Manézim era a maior preocupação dos pais. Já tinha quatro ano o moleque e não falava nada ainda, só ficava quieto no seu canto com os brinquedos. Mas ele tinha um jeito assim estranho de olhar. Mirava nas pessoas os seus oinhos e abria um pouco a boca, como se tivesse bebendo o que falavam. Mas naquele tempo a gente pobre da roça não tinha muito recurso de médico, então o tempo ia passando e Manézim não falava e a família só se preocupava.

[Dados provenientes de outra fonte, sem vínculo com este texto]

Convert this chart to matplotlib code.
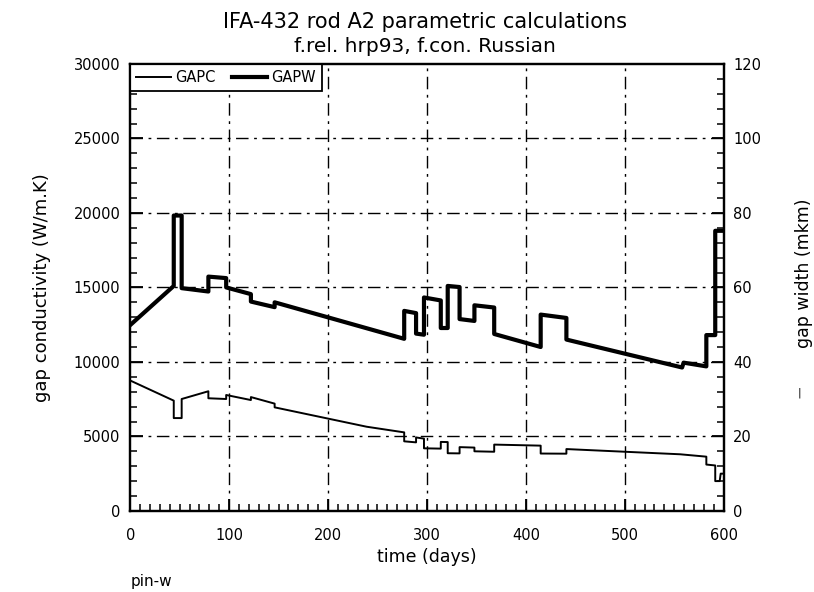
import numpy as np
import matplotlib.pyplot as plt
from matplotlib.ticker import MultipleLocator

# gap width (mkm) vs time, right axis
gapw_days = [0, 44, 44, 52, 52, 79, 79, 97, 97, 122, 122, 146, 146,
             277, 277, 289, 289, 297, 297, 314, 314, 321, 321, 333, 333,
             348, 348, 368, 368, 415, 415, 441, 441, 558, 559.5, 582.5,
             582.5, 591.5, 591.5, 600]
gapw_vals = [49.9, 60.4, 79.3, 79.3, 59.8, 58.9, 62.9, 62.5, 60.0, 58.2,
             56.2, 54.7, 56.0, 46.2, 53.7, 53.1, 47.6, 47.3, 57.3, 56.5,
             49.1, 49.1, 60.4, 60.1, 51.5, 51.0, 55.2, 54.6, 47.5, 44.0,
             52.7, 51.8, 46.0, 38.5, 39.8, 38.8, 47.2, 47.2, 75.2, 75.2]

# gap conductivity (W/m.K) vs time, left axis
gapc_days = [0, 44, 44, 52, 52, 79, 79, 97, 97, 122, 122, 146, 146, 239,
             277, 277, 289, 289, 297, 297, 314, 314, 321, 321, 333, 333,
             348, 348, 368, 368, 415, 415, 441, 441, 556, 582.5, 582.5,
             591.5, 591.5, 596, 597, 600]
gapc_vals = [8750, 7400, 6230, 6230, 7510, 8030, 7560, 7510, 7780, 7440,
             7640, 7200, 6950, 5650, 5270, 4670, 4600, 4930, 4850, 4200,
             4180, 4630, 4620, 3870, 3860, 4280, 4250, 4000, 3970, 4450,
             4380, 3850, 3840, 4150, 3800, 3640, 3110, 3050, 2000, 2000,
             2500, 2500]

fig = plt.figure(figsize=(8.14, 5.92), dpi=100)
ax = fig.add_axes([0.160, 0.137, 0.729, 0.755])
ax2 = ax.twinx()

grid_ls = (0, (9, 4, 2, 4))
for v in range(100, 600, 100):
    ax.axvline(v, color='black', lw=1.0, ls=grid_ls, zorder=1)
for v in range(5000, 30000, 5000):
    ax.axhline(v, color='black', lw=1.0, ls=grid_ls, zorder=1)

l1, = ax.plot(gapc_days, gapc_vals, color='black', lw=1.4, zorder=3)
l2, = ax2.plot(gapw_days, gapw_vals, color='black', lw=3.0, zorder=3)

ax.set_xlim(0, 600)
ax.set_ylim(0, 30000)
ax2.set_ylim(0, 120)

ax.xaxis.set_major_locator(MultipleLocator(100))
ax.xaxis.set_minor_locator(MultipleLocator(10))
ax.yaxis.set_major_locator(MultipleLocator(5000))
ax.yaxis.set_minor_locator(MultipleLocator(1000))
ax2.yaxis.set_major_locator(MultipleLocator(20))
ax2.yaxis.set_minor_locator(MultipleLocator(4))

for a in (ax, ax2):
    a.tick_params(which='major', direction='in', length=9, width=1.3,
                  labelsize=10.5, pad=7)
    a.tick_params(which='minor', direction='in', length=5, width=1.1)
    for s in a.spines.values():
        s.set_linewidth(1.6)
ax.tick_params(axis='x', which='major', pad=12)
ax.tick_params(top=False, which='both')

ax.set_xlabel('time (days)', fontsize=12.5, labelpad=4)
ax.set_ylabel('gap conductivity (W/m.K)', fontsize=13, labelpad=16)

leg = ax.legend([l1, l2], ['GAPC', 'GAPW'], loc='upper left', ncol=2,
                fontsize=10.5, frameon=True, fancybox=False,
                edgecolor='black', framealpha=1, borderaxespad=0,
                handlelength=2.4, handletextpad=0.3, columnspacing=1.1,
                borderpad=0.4)
leg.get_frame().set_linewidth(1.3)
leg.set_zorder(5)

fig.text(0.522, 0.962, 'IFA-432 rod A2 parametric calculations',
         ha='center', va='center', fontsize=15)
fig.text(0.522, 0.921, 'f.rel. hrp93, f.con. Russian',
         ha='center', va='center', fontsize=14.5)
fig.text(0.988, 0.538, 'gap width (mkm)', ha='center', va='center',
         fontsize=12.5, rotation=90)
fig.text(0.982, 0.336, '|', ha='center', va='center', fontsize=8)
fig.text(0.160, 0.017, 'pin-w', ha='left', va='center', fontsize=11)

fig.savefig('out.png', dpi=100)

Era um dia qualquer, nem feriado nem domingo. Tava todo mundo almoçando em volta da mesa, com se fazia antigamente, antes da televisão. Manézim comia distraído, olhando pros destroços da galinha frita na travessa, talvez pensando que um dia antes a coitada ciscava distraída no quintal. O irmão mais velho, guloso como ele só, já tinha terminado seu prato e pedia mais:
— Mãe, me dá mais dois ovo cozido.
Manézim então, pro espanto da família, interrompeu seu silêncio que vinha desde o nascimento para falar uma palavra solitária:
— “Ovos”.
O pai engasgou com a asa da galinha e a mãe deixou cair o garfo que espetava um ovo. Todo mundo levantou e foi pegar no menino, dizendo:
— Meu filho, ocê falou.
— Olha, Rosa, que o moleque não é retardado não.
— Esse bostinha começa a falar já me corrigindo!
Foi tanto falatório que Manézim foi se encolhendo na cadeira, com os olhinhos arregalados. Até que a mãe, percebendo que ele já tava demorando a falar outra palavra, tratou de provocar:
— Vai, meu filho, fala para mim!
Manézim olhou em volta a família toda reunida espiando o que ele fazia. Pensou e falou:
— Não falo mais.
E mais não falou. Por fim, cansado daquilo tudo, o pai resolveu tomar providências. Vendeu um novilho e foi à cidade levando o garoto para uma consulta com um pediatra. O doutor examinou o garoto durante um bom tempo, mas por fim declarou-se impotente para resolver o problema:
— Acredito que os senhores não tenham muito com que se preocupar. A capacidade cognitiva de seu filho não me parece afetada, ele apenas é lacônico.
— Isso tem cura, doutor.
O médico sorriu, e tentou tranquilizar o preocupado pai.
— Acredito que deve melhorar com o tempo, sem precisar de remédio. Mas ele parece não gostar muito mesmo de falar, embora entenda tudo que dizemos. De toda forma, volte daqui a alguns meses para acompanharmos como vai o menino.
Naquela tarde um arrasado pai chegou em casa, muito preocupado, e trancou-se no quarto com a esposa.
— E então, Manél, o que tem o moleque?
— Parece, Rosa, que nós temos um filho lacônico.
Rosa ficou mortificada. Vários fios de cabelo brancos devem ter nascido em sua cabeça naquela tarde.
— Ó meu Deus! O que vai ser de nosso meninim?
— Temos que ser fortes, Rosa. Pelo menos o doutor falou que melhora com o tempo.